> [Provided information]

☆ ☆ ☆ ☆

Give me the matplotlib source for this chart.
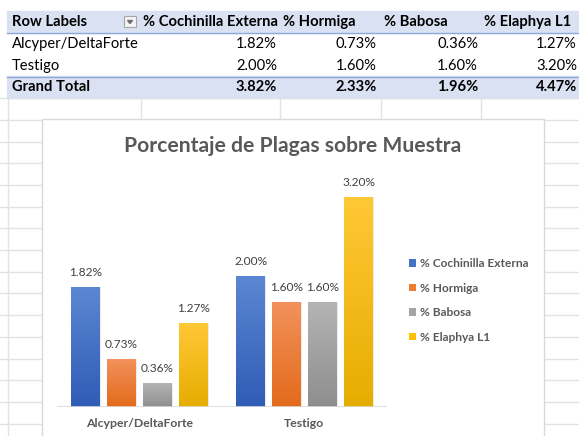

☆ ☆ ☆ ☆

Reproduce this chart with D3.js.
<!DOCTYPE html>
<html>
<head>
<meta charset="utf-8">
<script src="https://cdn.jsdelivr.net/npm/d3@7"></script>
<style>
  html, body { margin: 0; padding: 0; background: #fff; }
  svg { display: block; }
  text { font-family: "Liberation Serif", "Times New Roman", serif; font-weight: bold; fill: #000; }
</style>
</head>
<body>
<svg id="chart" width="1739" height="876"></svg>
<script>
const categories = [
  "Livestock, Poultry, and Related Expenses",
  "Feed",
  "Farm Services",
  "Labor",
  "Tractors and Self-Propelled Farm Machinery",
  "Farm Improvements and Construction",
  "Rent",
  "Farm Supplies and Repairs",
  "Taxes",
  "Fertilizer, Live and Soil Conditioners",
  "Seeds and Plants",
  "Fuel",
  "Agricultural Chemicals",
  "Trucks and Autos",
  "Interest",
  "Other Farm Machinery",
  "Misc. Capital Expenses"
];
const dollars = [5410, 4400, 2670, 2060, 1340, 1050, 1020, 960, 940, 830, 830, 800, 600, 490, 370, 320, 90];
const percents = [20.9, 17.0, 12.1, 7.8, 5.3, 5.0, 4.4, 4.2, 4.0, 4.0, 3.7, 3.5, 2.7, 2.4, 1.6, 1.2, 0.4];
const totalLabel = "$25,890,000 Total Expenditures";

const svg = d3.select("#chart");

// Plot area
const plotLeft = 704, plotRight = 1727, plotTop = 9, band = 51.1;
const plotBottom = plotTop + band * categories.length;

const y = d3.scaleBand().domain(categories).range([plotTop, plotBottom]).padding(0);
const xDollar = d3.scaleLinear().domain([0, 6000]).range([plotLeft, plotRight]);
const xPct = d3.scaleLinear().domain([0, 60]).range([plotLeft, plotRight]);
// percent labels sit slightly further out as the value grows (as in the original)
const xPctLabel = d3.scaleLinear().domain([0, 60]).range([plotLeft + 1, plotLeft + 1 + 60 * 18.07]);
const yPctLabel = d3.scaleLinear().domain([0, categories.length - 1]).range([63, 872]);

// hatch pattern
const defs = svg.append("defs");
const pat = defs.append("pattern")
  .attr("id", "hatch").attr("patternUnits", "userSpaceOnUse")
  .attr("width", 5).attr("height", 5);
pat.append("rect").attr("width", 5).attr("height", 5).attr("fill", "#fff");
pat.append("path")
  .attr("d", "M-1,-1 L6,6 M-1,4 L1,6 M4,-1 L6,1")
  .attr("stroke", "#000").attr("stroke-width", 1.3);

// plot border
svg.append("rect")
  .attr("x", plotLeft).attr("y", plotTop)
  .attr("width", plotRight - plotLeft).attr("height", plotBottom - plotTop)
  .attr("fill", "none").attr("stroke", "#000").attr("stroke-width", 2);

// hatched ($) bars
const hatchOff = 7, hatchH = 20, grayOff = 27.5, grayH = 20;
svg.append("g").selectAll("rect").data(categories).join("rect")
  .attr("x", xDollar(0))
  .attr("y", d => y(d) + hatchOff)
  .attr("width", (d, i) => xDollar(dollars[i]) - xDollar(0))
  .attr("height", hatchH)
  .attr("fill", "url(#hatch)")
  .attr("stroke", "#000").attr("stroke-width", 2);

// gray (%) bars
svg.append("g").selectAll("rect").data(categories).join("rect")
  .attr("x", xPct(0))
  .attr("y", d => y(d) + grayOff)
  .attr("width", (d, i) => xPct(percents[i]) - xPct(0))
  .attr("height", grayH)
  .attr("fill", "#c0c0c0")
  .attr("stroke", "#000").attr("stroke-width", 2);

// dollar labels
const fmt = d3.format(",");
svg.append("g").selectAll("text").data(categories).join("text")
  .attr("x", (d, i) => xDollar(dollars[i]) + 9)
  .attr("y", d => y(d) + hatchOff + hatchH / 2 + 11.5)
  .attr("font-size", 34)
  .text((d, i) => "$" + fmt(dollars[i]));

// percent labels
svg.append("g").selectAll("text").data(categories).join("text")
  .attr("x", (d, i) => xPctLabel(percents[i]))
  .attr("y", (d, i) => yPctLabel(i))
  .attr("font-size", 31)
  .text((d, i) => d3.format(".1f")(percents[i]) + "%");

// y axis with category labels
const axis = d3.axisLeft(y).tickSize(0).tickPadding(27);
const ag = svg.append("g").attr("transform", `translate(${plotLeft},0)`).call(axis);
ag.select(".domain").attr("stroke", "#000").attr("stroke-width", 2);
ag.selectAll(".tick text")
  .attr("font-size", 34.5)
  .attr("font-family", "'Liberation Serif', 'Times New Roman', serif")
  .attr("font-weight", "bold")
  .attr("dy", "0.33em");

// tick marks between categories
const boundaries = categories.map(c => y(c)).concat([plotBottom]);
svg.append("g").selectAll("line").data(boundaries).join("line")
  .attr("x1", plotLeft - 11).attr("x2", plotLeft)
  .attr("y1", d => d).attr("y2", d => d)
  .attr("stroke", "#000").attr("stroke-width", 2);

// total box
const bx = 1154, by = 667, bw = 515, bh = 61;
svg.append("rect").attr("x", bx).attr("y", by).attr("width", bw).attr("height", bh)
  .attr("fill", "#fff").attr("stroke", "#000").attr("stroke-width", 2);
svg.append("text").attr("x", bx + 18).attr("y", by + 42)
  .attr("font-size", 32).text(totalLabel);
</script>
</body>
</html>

☆ ☆ ☆ ☆

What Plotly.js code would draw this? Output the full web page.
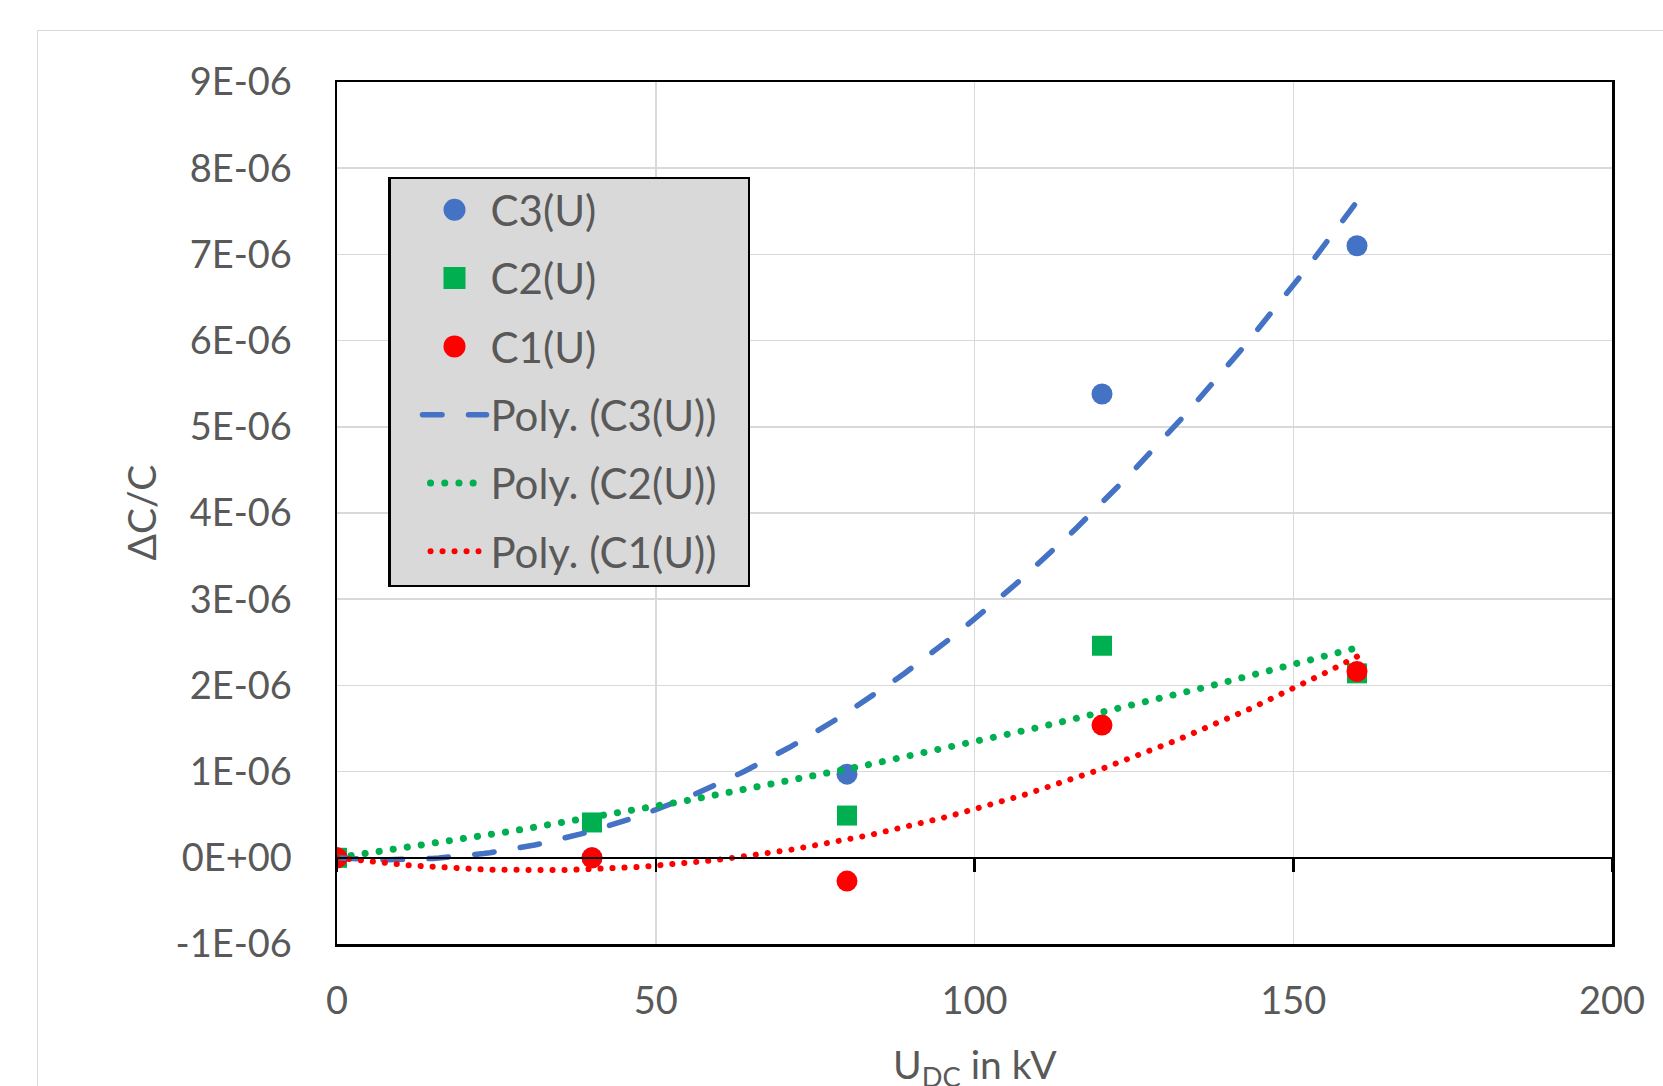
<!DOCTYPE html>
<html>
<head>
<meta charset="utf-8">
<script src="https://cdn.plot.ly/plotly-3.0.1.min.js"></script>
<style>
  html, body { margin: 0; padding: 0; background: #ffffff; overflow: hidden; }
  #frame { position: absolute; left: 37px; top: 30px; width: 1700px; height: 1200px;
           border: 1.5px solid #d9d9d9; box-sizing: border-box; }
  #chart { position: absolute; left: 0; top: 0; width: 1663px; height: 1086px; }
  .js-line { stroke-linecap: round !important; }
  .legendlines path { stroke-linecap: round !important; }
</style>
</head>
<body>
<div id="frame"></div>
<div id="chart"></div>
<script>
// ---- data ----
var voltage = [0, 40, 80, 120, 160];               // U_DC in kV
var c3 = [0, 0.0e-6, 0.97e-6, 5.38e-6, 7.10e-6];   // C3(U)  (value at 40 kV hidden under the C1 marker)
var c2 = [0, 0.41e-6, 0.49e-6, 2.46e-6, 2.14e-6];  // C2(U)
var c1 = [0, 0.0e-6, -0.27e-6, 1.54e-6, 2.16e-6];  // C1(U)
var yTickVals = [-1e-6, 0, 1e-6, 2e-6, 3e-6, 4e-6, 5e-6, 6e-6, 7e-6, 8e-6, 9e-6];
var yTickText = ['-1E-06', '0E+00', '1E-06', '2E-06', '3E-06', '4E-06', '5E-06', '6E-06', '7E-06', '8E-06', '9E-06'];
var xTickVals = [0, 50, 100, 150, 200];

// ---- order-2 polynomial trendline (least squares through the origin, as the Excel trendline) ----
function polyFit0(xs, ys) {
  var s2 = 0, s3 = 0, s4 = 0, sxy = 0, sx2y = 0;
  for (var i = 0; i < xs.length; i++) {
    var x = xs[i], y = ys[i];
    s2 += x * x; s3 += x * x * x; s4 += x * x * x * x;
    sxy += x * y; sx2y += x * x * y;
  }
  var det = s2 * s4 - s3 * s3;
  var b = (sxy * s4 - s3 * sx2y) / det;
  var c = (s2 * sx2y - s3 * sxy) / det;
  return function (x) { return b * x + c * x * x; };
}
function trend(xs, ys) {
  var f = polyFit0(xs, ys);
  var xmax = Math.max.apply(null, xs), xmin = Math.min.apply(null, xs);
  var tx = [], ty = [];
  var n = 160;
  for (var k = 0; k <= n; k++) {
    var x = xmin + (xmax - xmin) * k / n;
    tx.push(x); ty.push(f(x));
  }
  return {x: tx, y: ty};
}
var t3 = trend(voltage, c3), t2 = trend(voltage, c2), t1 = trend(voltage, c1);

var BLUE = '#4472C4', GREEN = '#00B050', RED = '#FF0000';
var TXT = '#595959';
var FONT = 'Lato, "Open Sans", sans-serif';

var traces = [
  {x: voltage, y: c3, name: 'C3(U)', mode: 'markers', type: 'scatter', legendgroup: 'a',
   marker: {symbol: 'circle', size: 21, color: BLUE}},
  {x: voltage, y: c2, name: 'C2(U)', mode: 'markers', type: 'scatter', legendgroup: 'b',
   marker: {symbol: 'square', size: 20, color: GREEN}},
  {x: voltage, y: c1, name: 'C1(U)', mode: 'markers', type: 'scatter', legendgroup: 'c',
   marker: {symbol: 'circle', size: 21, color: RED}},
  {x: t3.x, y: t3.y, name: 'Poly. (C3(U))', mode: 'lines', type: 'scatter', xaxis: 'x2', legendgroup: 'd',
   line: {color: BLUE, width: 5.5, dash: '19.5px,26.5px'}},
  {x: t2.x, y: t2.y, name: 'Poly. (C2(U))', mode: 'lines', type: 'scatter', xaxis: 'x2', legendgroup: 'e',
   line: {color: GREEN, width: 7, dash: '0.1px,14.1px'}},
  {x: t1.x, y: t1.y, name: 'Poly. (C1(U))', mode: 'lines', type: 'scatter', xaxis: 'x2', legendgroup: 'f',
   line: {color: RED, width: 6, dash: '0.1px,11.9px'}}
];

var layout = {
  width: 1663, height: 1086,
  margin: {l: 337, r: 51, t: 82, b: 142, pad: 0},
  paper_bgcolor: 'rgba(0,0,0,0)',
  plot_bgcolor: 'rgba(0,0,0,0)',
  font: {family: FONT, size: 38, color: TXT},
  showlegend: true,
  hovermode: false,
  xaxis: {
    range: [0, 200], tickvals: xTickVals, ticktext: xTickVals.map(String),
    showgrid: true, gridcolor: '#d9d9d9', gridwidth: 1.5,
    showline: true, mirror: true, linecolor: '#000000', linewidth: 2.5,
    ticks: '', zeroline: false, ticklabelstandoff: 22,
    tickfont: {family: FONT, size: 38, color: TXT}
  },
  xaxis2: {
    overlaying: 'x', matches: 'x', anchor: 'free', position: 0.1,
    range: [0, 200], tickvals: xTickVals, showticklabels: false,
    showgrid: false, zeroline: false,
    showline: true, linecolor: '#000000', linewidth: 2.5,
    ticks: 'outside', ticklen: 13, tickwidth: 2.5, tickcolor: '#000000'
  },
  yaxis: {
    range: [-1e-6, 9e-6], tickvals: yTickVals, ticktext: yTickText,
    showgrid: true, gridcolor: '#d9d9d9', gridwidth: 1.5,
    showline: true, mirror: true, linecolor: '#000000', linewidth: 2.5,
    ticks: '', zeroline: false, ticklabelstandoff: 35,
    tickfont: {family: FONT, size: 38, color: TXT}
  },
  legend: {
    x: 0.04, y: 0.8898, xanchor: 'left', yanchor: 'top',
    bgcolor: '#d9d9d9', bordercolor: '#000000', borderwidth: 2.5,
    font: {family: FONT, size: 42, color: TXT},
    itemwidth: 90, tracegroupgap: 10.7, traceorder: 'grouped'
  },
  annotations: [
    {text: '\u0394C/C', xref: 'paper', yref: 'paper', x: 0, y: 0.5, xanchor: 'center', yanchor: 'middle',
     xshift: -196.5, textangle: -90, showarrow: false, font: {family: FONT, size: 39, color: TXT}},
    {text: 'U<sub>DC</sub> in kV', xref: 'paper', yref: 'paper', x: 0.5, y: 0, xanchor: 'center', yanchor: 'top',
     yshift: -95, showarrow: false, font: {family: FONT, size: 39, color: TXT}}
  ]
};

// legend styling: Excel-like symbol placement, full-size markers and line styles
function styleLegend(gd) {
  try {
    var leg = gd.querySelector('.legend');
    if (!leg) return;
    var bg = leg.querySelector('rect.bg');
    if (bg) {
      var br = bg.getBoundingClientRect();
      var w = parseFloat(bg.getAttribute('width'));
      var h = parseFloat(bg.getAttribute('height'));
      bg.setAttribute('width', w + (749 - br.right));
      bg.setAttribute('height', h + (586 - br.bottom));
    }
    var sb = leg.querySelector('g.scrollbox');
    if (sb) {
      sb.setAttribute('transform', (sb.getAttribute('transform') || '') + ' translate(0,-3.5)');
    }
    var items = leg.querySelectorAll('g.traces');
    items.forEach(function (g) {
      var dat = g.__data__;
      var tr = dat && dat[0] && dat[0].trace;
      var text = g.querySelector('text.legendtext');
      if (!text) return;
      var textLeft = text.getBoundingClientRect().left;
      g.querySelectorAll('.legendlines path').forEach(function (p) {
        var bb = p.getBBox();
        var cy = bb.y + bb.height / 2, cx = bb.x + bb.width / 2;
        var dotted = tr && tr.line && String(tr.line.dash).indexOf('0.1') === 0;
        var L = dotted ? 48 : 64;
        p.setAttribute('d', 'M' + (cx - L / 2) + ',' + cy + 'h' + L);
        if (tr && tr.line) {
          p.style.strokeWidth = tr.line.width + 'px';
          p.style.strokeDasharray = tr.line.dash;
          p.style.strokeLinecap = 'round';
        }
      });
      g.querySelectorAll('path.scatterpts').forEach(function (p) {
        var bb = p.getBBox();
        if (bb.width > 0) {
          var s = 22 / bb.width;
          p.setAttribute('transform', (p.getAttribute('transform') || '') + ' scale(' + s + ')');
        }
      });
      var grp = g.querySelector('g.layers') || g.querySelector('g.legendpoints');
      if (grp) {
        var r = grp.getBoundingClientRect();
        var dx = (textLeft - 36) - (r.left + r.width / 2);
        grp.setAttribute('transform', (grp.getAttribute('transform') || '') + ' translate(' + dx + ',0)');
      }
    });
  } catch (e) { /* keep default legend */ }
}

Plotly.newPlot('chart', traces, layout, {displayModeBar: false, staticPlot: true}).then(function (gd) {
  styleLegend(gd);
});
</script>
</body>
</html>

☆ ☆ ☆ ☆

> [Directions] Scan the material above for the word "this". Copy each line where it occurs.

> [Worked answer]
Give me the matplotlib source for this chart.
Reproduce this chart with D3.js.
What Plotly.js code would draw this? Output the full web page.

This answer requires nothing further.